THE REPORTER - Mahkamah Agung (MA) menolak Peninjauan Kembali (PK) yang diajukan oleh mantan Gubernur Aceh Irwandi Yusuf.
Irwandi Yusuf merupakan terdakwa perkara suap sebesar Rp 1,05 miliar dan gratifikasi sebesar Rp 8,7 miliar yang bersumber dari Dana Otonomi Khusus Aceh.
Pada 8 April 2019, eks Gubernur Aceh ini dijatuhi hukuman tujuh tahun penjara oleh Pengadilan Tindak Pidana Korupsi (Tipikor) pada Pengadilan Negeri (PN) Jakarta Pusat.
Kemudian, putusan tersebut diperberat Pengadilan Tinggi (PT) DKI Jakarta menjadi delapan tahun pada 8 Agustus 2019.
Namun, vonis tersebut kembali dikoreksi menjadi tujuh tahun di tingkat kasasi pada putusan tanggal 13 Februari 2020.

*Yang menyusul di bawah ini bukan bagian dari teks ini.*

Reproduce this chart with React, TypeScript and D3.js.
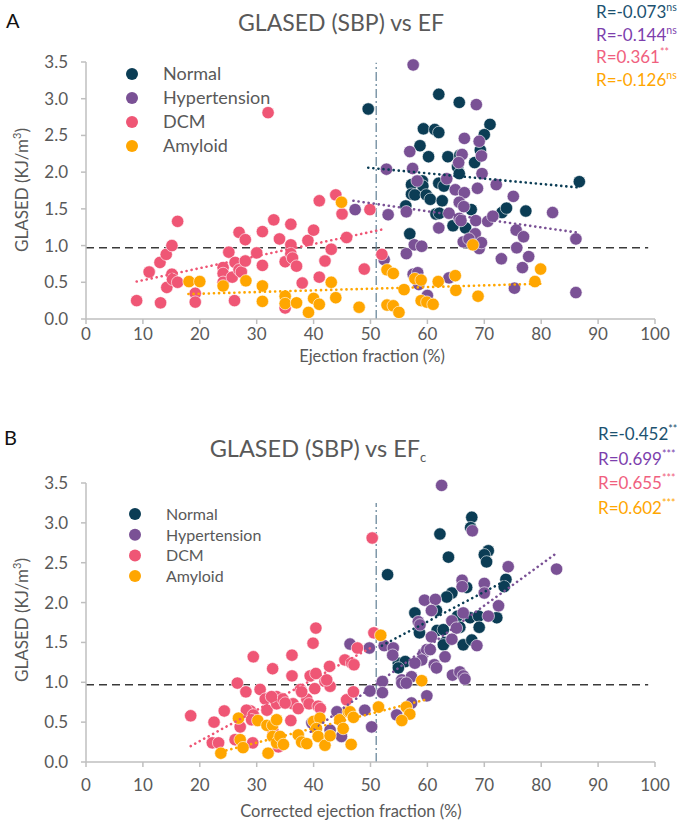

Tak puas dengan putusan kasasi, Irwandi Yusuf kemudian mengajukan PK pada 31 Maret 2023. Akan tetapi, upaya hukum tersebut ditolak oleh MA.
"Tolak peninjauan kembali pemohon peninjauan kembali," demikian bunyi amar putusan yang dikutip dari laman resmi MA, Senin (19/6/2023).
Putusan ini diketuk pada Kamis, 15 Juni 2023, oleh Ketua Majelis Hakim Desnayeti dengan Anggota Majelis Arizon Mega Jaya dan Yohanes Priyana.
Sebagai informasi, di tahap kasasi Irwandi Yusuf dijatuhi hukuman tujuh tahun penjara dan denda Rp 300 juta subsider tiga bulan kurungan.
Irwandi dinilai terbukti bersalah dalam dua dakwaan. Pertama, menerima suap sebesar Rp 1,05 miliar dari Bupati Bener Meriah Ahmadi.
Uang pelicin diberikan agar Irwandi mengarahkan Unit Layanan Pengadaan (ULP) Provinsi Aceh memberikan persetujuan atas usulan dari Ahmadi.
Usulan yang diberikan kepada eks Gubernur Aceh itu adalah mengarahkan ULP untuk menunjuk kontraktor rekanan Kabupaten Bener Meriah mengerjakan program pembangunan yang menggunakan Dana Otonomi Khusus Aceh tahun 2018.
Kemudian, pada dakwaan kedua, Irwandi Yusuf dinilai terbukti menerima gratifikasi sebesar Rp 8,7 miliar selama menjabat sebagai Gubernur Aceh periode 2017-2022.(KOMPAS)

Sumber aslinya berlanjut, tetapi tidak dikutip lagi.